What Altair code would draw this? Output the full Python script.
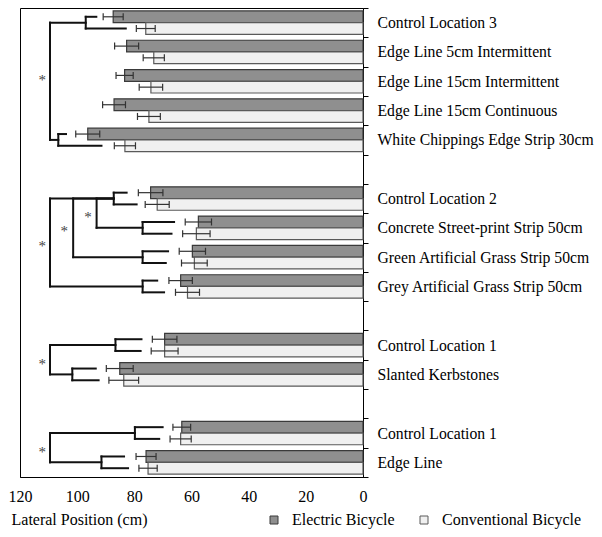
import json
import altair as alt
import pandas as pd

# ---------------- data ----------------
band_labels = [
    "Control Location 3", "Edge Line 5cm Intermittent", "Edge Line 15cm Intermittent",
    "Edge Line 15cm Continuous", "White Chippings Edge Strip 30cm", "",
    "Control Location 2", "Concrete Street-print Strip 50cm",
    "Green Artificial Grass Strip 50cm", "Grey Artificial Grass Strip 50cm", "",
    "Control Location 1", "Slanted Kerbstones", "",
    "Control Location 1", "Edge Line",
]
bar_bands = [0, 1, 2, 3, 4, 6, 7, 8, 9, 11, 12, 14, 15]
electric = [87.4, 82.7, 83.4, 87.1, 96.3, 74.3, 57.6, 59.7, 63.8, 69.4, 85.1, 63.4, 75.9]
electric_err = [3.5, 4.2, 3.0, 4.0, 4.2, 4.3, 4.6, 4.6, 4.1, 4.3, 4.7, 3.1, 3.5]
conventional = [76.0, 73.2, 74.2, 74.9, 83.3, 72.0, 58.3, 59.0, 61.4, 69.4, 83.7, 63.8, 75.2]
conventional_err = [3.3, 3.7, 4.1, 4.0, 3.7, 4.2, 4.8, 4.5, 4.2, 4.7, 5.2, 3.7, 3.2]
series_names = ["Electric Bicycle", "Conventional Bicycle"]

# dendrogram brackets: vertical at x, from y_top to y_bot, arms ending at x_top_end / x_bot_end
br_x = [97.0, 106.6, 109.5,
        87.2, 77.1, 77.1, 77.1, 109.5, 101.4, 93.2,
        86.6, 101.7, 109.5,
        79.8, 91.5, 109.5]
br_y_top = [0.3, 4.3, 0.5,
            6.3, 7.3, 8.3, 9.3, 6.5, 6.5, 6.5,
            11.3, 12.3, 11.5,
            14.3, 15.3, 14.5]
br_y_bot = [0.7, 4.7, 4.5,
            6.7, 7.7, 8.7, 9.7, 9.5, 8.5, 7.5,
            11.7, 12.7, 12.5,
            14.7, 15.7, 15.5]
br_top_end = [93.3, 103.9, 97.0,
              82.7, 66.1, 68.2, 72.0, 87.2, 87.2, 87.2,
              77.5, 93.5, 86.6,
              70.1, 83.6, 79.8]
br_bot_end = [83.0, 91.5, 106.6,
              79.2, 67.0, 69.0, 69.6, 77.1, 77.1, 77.1,
              77.8, 92.5, 101.7,
              71.3, 82.2, 91.5]

star_x = [112.2, 96.2, 104.5, 112.2, 112.2, 112.2]
star_y = [2.35, 7.0, 7.5, 8.0, 12.04, 15.02]

x_ticks = [0, 20, 40, 60, 80, 100, 120]

# ---------------- tables ----------------
rows = []
for s_i, (name, vals, errs) in enumerate(
        [(series_names[0], electric, electric_err),
         (series_names[1], conventional, conventional_err)]):
    for b, v, e in zip(bar_bands, vals, errs):
        top = b + 0.1 + 0.4 * s_i
        rows.append({
            "series": name, "value": v, "zero": 0,
            "lo": v - e, "hi": v + e,
            "y_top": top, "y_bot": top + 0.4, "y_mid": top + 0.2,
            "cap_a": top + 0.2 - 0.12, "cap_b": top + 0.2 + 0.12,
        })
bars_df = pd.DataFrame(rows)

br_df = pd.DataFrame({"bx": br_x, "yt": br_y_top, "yb": br_y_bot,
                      "xt": br_top_end, "xb": br_bot_end})
star_df = pd.DataFrame({"sx": star_x, "sy": star_y, "t": ["*"] * len(star_x)})

FONT = "Liberation Serif"
xs = alt.Scale(domain=[0, 120], reverse=True, nice=False, zero=False)
ys = alt.Scale(domain=[0, 16], reverse=True, nice=False, zero=False)

label_expr = ("datum.value % 1 === 0 ? '' : "
              + json.dumps(band_labels) + "[floor(datum.value)]")

x_axis = alt.Axis(values=x_ticks, ticks=False, tickSize=0, grid=False,
                  labelFont=FONT, labelFontSize=16, labelColor="black",
                  labelPadding=11, labelFlush=False, labelOverlap=False,
                  domainColor="black",
                  title="Lateral Position (cm)", titleFont=FONT, titleFontSize=16,
                  titleFontWeight="normal", titleColor="black",
                  titleX=-9, titleY=42, titleAlign="left", titleBaseline="middle")
y_axis = alt.Axis(orient="right", values=[i * 0.5 for i in range(33)],
                  tickSize=5, tickColor="black",
                  tickOpacity={"condition": {"test": "datum.value % 1 === 0", "value": 1},
                               "value": 0},
                  labelExpr=label_expr, labelFont=FONT, labelFontSize=15.7,
                  labelColor="black", labelPadding=9, labelAlign="left",
                  labelBaseline="middle", labelOverlap=False, labelFlush=False,
                  labelLimit=400,
                  domainColor="black", grid=False, title=None)


def X(field):
    return alt.X(field, scale=xs, axis=x_axis)


def Y(field):
    return alt.Y(field, scale=ys, axis=y_axis)


bars = alt.Chart(bars_df).mark_bar(strokeWidth=1.2).encode(
    x=X("value:Q"),
    x2="zero:Q",
    y=Y("y_top:Q"),
    y2="y_bot:Q",
    fill=alt.Fill("series:N",
                  scale=alt.Scale(domain=series_names, range=["#8f8f8f", "#f0f0f0"]),
                  legend=alt.Legend(orient="none", direction="horizontal",
                                    legendX=246, legendY=504, title=None,
                                    symbolType="square", symbolSize=64,
                                    symbolStrokeColor="#444", symbolStrokeWidth=1,
                                    labelFont=FONT, labelFontSize=16,
                                    labelColor="black", labelOffset=10,
                                    columnPadding=21, padding=0)),
    stroke=alt.Stroke("series:N",
                      scale=alt.Scale(domain=series_names, range=["#3a3a3a", "#5a5a5a"]),
                      legend=None),
)

err = alt.Chart(bars_df).mark_rule(color="#333", strokeWidth=1.2).encode(
    x=X("lo:Q"), x2="hi:Q", y=Y("y_mid:Q"))
cap_lo = alt.Chart(bars_df).mark_rule(color="#333", strokeWidth=1.2).encode(
    x=X("lo:Q"), y=Y("cap_a:Q"), y2="cap_b:Q")
cap_hi = alt.Chart(bars_df).mark_rule(color="#333", strokeWidth=1.2).encode(
    x=X("hi:Q"), y=Y("cap_a:Q"), y2="cap_b:Q")

line_style = dict(color="#111", strokeWidth=2, strokeCap="square")
br_v = alt.Chart(br_df).mark_rule(**line_style).encode(
    x=X("bx:Q"), y=Y("yt:Q"), y2="yb:Q")
br_t = alt.Chart(br_df).mark_rule(**line_style).encode(
    x=X("bx:Q"), x2="xt:Q", y=Y("yt:Q"))
br_b = alt.Chart(br_df).mark_rule(**line_style).encode(
    x=X("bx:Q"), x2="xb:Q", y=Y("yb:Q"))

stars = alt.Chart(star_df).mark_text(font=FONT, fontSize=15, color="#444",
                                     baseline="middle", align="center", dy=3.5).encode(
    x=X("sx:Q"), y=Y("sy:Q"), text="t:N")

chart = alt.layer(bars, err, cap_lo, cap_hi, br_v, br_t, br_b, stars).properties(
    width=343, height=469,
    autosize=alt.AutoSizeParams(type="none"),
    padding={"left": 12, "top": 0, "right": 231, "bottom": 52},
).configure_view(stroke="black", strokeWidth=1).configure_axis(
    labelFont=FONT, titleFont=FONT
).configure_legend(labelFont=FONT).configure_text(font=FONT)

chart.save("out.html", embed_options={"renderer": "svg", "actions": False})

== == ==

— Short problem —
Extract, word for word, each line from the top of the data down to and including the line with "import pandas as pd"; skip the pictures.

— Written response —
What Altair code would draw this? Output the full Python script.
import json
import altair as alt
import pandas as pd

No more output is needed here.